The answer would depend on which villain, and which universe you're speaking about.
We are told that Bruce Wayne chose the image of a bat to "strike fear into the heart of his enemies". In fact, everything about his physical appearance is used to create a false image that he is more than just a man. Particularly in the movie incarnations, his body armour makes him look more muscular than he actually is, and he uses his gadgets and the fact his armour gives him some bullet-proofing to make people think he can fly and is immortal, but this is just as evident in the comic universes. None of this would "strike fear" into anyone if they all knew he was just a guy in a suit, so all of this suggests that most of his "enemies" are supposed to believe that he has supernatural powers.
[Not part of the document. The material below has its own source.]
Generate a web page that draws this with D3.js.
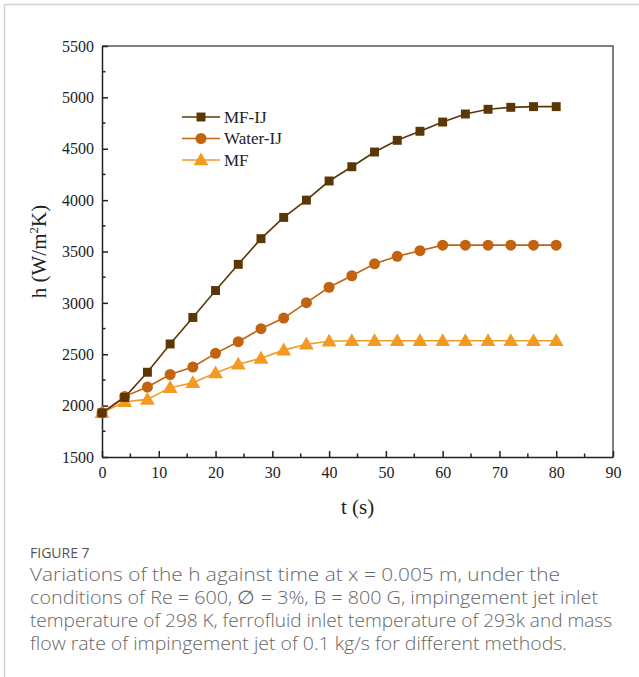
<!DOCTYPE html>
<html>
<head>
<meta charset="utf-8">
<script src="https://cdn.jsdelivr.net/npm/d3@7"></script>
<style>
  html, body { margin: 0; padding: 0; background: #fff; }
  svg { display: block; }
</style>
</head>
<body>
<svg id="chart" width="639" height="677"></svg>
<script>
// Time samples (s)
const times = [0, 4, 8, 12, 16, 20, 24, 28, 32, 36, 40, 44, 48, 52, 56, 60, 64, 68, 72, 76, 80];

// Heat transfer coefficient h (W/m^2K) for each method
const mfIj    = [1930, 2080, 2325, 2600, 2858, 3120, 3375, 3625, 3832, 4000, 4186, 4325, 4468, 4582, 4670, 4760, 4838, 4884, 4903, 4910, 4910];
const waterIj = [1930, 2090, 2181, 2303, 2376, 2509, 2622, 2749, 2852, 3002, 3152, 3264, 3380, 3453, 3508, 3562, 3562, 3562, 3562, 3562, 3562];
const mf      = [1930, 2038, 2061, 2175, 2223, 2318, 2402, 2460, 2540, 2597, 2626, 2632, 2632, 2632, 2632, 2632, 2632, 2632, 2632, 2632, 2632];

const seriesNames = ["MF-IJ", "Water-IJ", "MF"];
const seriesColors = ["#5b3706", "#c1630f", "#f39a22"];
const seriesSymbols = [d3.symbolSquare, d3.symbolCircle, d3.symbolTriangle];

const xTicks = [0, 10, 20, 30, 40, 50, 60, 70, 80, 90];
const yTicks = [1500, 2000, 2500, 3000, 3500, 4000, 4500, 5000, 5500];

const captionTitle = "FIGURE 7";
const captionLines = [
  "Variations of the h against time at x = 0.005 m, under the",
  "conditions of Re = 600, \u2205 = 3%, B = 800 G, impingement jet inlet",
  "temperature of 298 K, ferrofluid inlet temperature of 293k and mass",
  "flow rate of impingement jet of 0.1 kg/s for different methods."
];
// Set widths of the caption lines
const captionWidths = [530, 568, 582, 537];

const svg = d3.select("#chart");
const serif = "'Liberation Serif', 'Times New Roman', serif";

// Outer panel edges
svg.append("line").attr("x1", 4).attr("x2", 639).attr("y1", 4.5).attr("y2", 4.5)
  .attr("stroke", "#d4d4d4").attr("stroke-width", 1.5);
svg.append("line").attr("x1", 4.5).attr("x2", 4.5).attr("y1", 4).attr("y2", 677)
  .attr("stroke", "#d4d4d4").attr("stroke-width", 1.5);

const plot = { left: 102, right: 613, top: 46, bottom: 457 };

const x = d3.scaleLinear().domain([0, 90]).range([plot.left, plot.right]);
const y = d3.scaleLinear().domain([1500, 5500]).range([plot.bottom, plot.top]);

// Frame: top and right edges
svg.append("path")
  .attr("d", `M${plot.left},${plot.top}H${plot.right}V${plot.bottom}`)
  .attr("fill", "none").attr("stroke", "#555").attr("stroke-width", 1.5);

// Minor ticks (inward)
const xMinor = d3.range(5, 90, 10);
const yMinor = d3.range(1750, 5500, 500);

const xAxis = svg.append("g").attr("transform", `translate(0,${plot.bottom})`)
  .call(d3.axisBottom(x).tickValues(xTicks).tickSizeInner(-6).tickSizeOuter(0).tickPadding(10).tickFormat(d3.format("d")));
const yAxis = svg.append("g").attr("transform", `translate(${plot.left},0)`)
  .call(d3.axisLeft(y).tickValues(yTicks).tickSizeInner(-6).tickSizeOuter(0).tickPadding(8).tickFormat(d3.format("d")));

[xAxis, yAxis].forEach(g => {
  g.select(".domain").attr("stroke", "#222").attr("stroke-width", 1.5);
  g.selectAll(".tick line").attr("stroke", "#222").attr("stroke-width", 1.5);
  g.selectAll(".tick text").attr("font-family", serif).attr("font-size", 16).attr("fill", "#222");
});

xAxis.selectAll(".minor").data(xMinor).enter().append("line")
  .attr("x1", d => x(d)).attr("x2", d => x(d)).attr("y1", 0).attr("y2", -3.5)
  .attr("stroke", "#222").attr("stroke-width", 1.5);
yAxis.selectAll(".minor").data(yMinor).enter().append("line")
  .attr("y1", d => y(d)).attr("y2", d => y(d)).attr("x1", 0).attr("x2", 3.5)
  .attr("stroke", "#222").attr("stroke-width", 1.5);

// Axis titles
svg.append("text").attr("x", x(45)).attr("y", 514).attr("text-anchor", "middle")
  .attr("font-family", serif).attr("font-size", 21).attr("fill", "#222").text("t (s)");

const yTitle = svg.append("text")
  .attr("transform", `translate(46,${(plot.top + plot.bottom) / 2}) rotate(-90)`)
  .attr("text-anchor", "middle").attr("font-family", serif).attr("font-size", 21).attr("fill", "#222");
yTitle.append("tspan").text("h (W/m");
yTitle.append("tspan").attr("font-size", 13).attr("dy", -8).text("2");
yTitle.append("tspan").attr("dy", 8).text("K)");

// Series
const allSeries = [mfIj, waterIj, mf];
const line = d3.line().x((d, i) => x(times[i])).y(d => y(d));
const symbolSizes = [80, 95, 95];

// Draw lightest series first so darker ones sit on top
[2, 1, 0].forEach(s => {
  const vals = allSeries[s];
  svg.append("path").datum(vals).attr("d", line)
    .attr("fill", "none").attr("stroke", seriesColors[s]).attr("stroke-width", 1.6);
  svg.append("g").selectAll("path").data(vals).enter().append("path")
    .attr("transform", (d, i) => `translate(${x(times[i])},${y(d) + (s === 2 ? 1 : 0)})`)
    .attr("d", d3.symbol().type(seriesSymbols[s]).size(symbolSizes[s]))
    .attr("fill", seriesColors[s]);
});

// Legend
const legend = svg.append("g").attr("transform", "translate(182,117)");
seriesNames.forEach((name, i) => {
  const row = legend.append("g").attr("transform", `translate(0,${i * 21.5})`);
  row.append("line").attr("x1", 0).attr("x2", 38).attr("y1", 0).attr("y2", 0)
    .attr("stroke", seriesColors[i]).attr("stroke-width", 1.6);
  row.append("path").attr("transform", `translate(19,${i === 2 ? 1 : 0})`)
    .attr("d", d3.symbol().type(seriesSymbols[i]).size(symbolSizes[i])).attr("fill", seriesColors[i]);
  row.append("text").attr("x", 42).attr("y", 5.5)
    .attr("font-family", serif).attr("font-size", 17).attr("fill", "#222").text(name);
});

// Caption
const sans = "'Open Sans', 'Noto Sans', sans-serif";
svg.append("text").attr("x", 30).attr("y", 558)
  .attr("font-family", sans).attr("font-size", 14).attr("fill", "#555").text(captionTitle);
captionLines.forEach((t, i) => {
  svg.append("text").attr("x", 30).attr("y", 581 + i * 23)
    .attr("font-family", sans).attr("font-size", 18.5).attr("font-weight", 300).attr("fill", "#666")
    .attr("textLength", captionWidths[i]).attr("lengthAdjust", "spacingAndGlyphs").text(t);
});
</script>
</body>
</html>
Batman's primary purpose was to fight crime on the streets of Gotham. The image he created is primarily aimed at the "street" criminals - thieves, murderers, muggers etc. Super-villains are a different case, and many of these have (in various universes) discovered his identity, including Bane, Deathstroke, Despero, the Riddler, Hush, Man-Bat, Max Lord, Ra's Al Ghul, Owlman, Killer Moth, Lex Luthor, and Joe Chill.
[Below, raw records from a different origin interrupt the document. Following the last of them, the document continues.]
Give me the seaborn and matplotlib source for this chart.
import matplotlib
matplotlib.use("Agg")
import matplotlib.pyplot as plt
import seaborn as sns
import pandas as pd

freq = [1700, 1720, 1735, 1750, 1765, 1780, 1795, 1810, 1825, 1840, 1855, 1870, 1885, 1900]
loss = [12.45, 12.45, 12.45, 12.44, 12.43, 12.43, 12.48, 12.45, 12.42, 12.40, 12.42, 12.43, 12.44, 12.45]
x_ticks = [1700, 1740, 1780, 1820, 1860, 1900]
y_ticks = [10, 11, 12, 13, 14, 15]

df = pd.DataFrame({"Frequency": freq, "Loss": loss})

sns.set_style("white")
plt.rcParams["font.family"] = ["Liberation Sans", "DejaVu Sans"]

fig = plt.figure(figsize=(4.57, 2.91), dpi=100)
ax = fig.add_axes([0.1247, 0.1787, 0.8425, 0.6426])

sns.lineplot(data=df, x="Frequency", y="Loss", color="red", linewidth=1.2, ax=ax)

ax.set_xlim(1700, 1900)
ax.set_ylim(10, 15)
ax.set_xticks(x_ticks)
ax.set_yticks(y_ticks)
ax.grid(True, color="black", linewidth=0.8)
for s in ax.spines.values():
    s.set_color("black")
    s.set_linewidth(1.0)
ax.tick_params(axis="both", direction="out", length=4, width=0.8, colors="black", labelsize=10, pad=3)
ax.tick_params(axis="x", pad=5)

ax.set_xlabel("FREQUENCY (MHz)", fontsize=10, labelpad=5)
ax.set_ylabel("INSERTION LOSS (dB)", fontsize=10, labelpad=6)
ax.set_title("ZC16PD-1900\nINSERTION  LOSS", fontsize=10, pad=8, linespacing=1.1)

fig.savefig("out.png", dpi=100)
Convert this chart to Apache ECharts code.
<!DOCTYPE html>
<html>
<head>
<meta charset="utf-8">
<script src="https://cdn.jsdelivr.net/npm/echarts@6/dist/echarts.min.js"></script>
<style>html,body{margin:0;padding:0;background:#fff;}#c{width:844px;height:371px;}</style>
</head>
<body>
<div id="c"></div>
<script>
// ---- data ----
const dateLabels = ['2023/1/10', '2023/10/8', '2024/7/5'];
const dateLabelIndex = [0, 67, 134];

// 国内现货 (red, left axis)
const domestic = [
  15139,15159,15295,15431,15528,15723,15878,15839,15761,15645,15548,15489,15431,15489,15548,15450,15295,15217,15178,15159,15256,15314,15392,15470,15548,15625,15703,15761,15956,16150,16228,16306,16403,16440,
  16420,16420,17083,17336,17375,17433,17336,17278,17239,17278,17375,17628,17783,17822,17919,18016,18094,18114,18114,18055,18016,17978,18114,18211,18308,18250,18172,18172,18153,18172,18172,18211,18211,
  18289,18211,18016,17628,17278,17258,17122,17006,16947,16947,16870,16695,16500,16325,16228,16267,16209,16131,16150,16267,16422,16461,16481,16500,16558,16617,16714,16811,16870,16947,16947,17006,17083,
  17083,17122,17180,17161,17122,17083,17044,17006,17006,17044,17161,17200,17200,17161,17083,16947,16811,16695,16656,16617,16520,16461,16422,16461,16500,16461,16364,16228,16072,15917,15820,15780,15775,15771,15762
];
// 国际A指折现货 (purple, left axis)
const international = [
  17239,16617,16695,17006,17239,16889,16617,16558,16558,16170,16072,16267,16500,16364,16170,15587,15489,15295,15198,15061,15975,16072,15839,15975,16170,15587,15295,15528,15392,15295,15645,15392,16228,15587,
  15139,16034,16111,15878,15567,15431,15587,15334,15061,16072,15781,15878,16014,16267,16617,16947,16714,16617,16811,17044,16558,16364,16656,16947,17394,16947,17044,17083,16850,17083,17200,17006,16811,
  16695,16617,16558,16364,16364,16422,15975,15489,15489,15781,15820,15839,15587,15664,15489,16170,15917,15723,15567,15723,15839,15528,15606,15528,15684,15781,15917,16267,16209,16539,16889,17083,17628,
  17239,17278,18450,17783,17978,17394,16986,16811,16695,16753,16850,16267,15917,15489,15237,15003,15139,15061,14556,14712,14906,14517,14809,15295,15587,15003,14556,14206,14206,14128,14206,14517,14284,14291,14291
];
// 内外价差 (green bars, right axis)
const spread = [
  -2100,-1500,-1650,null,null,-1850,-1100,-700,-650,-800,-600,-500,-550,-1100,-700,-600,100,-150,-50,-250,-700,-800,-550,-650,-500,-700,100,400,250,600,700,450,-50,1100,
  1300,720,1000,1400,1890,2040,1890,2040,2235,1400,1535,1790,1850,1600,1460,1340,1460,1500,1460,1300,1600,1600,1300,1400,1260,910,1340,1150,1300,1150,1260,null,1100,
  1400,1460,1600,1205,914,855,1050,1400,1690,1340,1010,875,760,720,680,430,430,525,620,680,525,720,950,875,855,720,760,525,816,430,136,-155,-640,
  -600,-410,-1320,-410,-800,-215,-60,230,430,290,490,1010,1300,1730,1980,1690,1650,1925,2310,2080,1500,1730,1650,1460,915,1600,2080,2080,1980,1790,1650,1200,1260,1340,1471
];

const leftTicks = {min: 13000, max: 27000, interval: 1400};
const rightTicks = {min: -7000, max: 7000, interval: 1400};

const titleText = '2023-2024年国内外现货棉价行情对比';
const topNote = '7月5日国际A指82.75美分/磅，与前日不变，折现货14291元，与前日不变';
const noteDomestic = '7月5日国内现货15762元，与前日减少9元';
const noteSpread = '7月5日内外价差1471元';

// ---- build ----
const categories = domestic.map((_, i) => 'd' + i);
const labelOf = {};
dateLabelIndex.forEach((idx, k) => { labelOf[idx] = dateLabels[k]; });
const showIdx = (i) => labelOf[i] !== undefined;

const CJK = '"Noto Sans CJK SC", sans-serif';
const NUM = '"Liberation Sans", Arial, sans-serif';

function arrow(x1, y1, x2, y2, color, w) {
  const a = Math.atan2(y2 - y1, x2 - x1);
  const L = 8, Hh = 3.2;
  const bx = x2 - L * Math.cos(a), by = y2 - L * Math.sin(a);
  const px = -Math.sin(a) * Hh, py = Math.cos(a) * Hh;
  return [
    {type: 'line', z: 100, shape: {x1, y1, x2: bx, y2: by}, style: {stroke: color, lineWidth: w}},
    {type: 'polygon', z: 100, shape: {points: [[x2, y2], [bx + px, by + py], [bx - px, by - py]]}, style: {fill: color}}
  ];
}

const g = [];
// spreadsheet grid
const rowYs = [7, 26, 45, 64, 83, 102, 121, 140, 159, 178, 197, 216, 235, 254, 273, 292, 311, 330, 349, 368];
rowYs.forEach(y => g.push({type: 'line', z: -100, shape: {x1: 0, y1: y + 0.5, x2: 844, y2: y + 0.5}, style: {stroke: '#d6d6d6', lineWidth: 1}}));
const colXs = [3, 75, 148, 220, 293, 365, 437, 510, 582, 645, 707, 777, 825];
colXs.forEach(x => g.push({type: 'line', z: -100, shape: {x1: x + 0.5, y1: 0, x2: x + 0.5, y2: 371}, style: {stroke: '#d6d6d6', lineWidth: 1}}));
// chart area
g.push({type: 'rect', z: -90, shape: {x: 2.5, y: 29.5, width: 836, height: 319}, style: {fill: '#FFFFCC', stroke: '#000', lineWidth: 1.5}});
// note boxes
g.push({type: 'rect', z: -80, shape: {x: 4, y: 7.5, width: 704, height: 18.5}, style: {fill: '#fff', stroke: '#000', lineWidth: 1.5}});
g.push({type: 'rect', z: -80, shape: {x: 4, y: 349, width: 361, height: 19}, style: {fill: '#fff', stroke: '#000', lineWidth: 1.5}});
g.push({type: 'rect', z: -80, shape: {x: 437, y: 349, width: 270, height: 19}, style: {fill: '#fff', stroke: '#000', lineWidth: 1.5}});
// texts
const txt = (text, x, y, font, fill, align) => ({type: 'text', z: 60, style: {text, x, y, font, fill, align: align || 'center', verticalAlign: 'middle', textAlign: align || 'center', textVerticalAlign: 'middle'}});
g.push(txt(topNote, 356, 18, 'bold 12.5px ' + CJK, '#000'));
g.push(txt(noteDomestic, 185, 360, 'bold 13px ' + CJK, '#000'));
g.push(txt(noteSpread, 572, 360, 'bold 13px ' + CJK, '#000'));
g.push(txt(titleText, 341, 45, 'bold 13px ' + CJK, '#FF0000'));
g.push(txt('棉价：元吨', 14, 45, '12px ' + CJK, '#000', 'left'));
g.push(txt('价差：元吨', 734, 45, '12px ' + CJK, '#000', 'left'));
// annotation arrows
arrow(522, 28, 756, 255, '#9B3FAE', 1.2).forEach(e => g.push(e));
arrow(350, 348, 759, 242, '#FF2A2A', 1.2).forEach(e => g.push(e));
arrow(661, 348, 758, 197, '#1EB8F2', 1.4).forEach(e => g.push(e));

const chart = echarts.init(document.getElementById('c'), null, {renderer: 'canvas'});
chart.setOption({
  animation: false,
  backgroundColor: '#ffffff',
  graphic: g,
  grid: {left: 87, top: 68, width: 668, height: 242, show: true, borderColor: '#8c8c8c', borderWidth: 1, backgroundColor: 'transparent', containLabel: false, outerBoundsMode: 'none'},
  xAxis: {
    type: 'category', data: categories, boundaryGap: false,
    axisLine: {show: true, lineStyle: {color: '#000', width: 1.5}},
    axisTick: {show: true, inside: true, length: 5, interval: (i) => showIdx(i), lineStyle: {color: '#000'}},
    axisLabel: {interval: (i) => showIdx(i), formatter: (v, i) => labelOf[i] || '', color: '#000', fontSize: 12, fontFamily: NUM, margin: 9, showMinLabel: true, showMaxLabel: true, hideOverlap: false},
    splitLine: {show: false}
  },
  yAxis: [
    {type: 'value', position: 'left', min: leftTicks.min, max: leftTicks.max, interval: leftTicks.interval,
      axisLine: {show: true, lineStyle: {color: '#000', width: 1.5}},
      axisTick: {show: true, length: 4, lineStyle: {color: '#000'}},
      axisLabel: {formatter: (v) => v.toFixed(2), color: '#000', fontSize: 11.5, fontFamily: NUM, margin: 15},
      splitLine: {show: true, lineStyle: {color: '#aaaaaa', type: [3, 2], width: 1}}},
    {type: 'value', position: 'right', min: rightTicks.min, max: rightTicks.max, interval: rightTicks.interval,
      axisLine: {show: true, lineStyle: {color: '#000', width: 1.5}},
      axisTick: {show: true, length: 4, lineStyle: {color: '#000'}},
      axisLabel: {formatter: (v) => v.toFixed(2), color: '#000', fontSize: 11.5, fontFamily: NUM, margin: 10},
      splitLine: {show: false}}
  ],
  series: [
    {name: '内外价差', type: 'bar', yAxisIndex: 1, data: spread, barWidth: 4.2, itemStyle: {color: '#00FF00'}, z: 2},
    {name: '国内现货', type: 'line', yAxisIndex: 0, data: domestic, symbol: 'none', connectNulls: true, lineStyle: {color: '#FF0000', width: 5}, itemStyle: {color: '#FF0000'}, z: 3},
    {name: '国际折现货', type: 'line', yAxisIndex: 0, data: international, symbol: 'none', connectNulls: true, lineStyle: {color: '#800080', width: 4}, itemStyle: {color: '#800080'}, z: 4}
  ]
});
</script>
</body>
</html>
A good example of this contrast between how "regular" and "super" criminals view Batman is found in the 1989 movie, in which the regular criminal 'Eddie' talks about "the Bat" killing his friend 'Johnny Gobs' and sucking all the blood out of his body, showing that he believes the supernatural stories; whereas The Joker describes Batman as "a man dressed as a bat" with a collection of "wonderful toys". Again, this contrast is seen in comics too.
Of course, knowing his identity isn't necessarily the same as knowing he doesn't have any powers; but some of these stories have involved villains knowing his identity due to telepathy (Despero, for one), so arguably they would know both.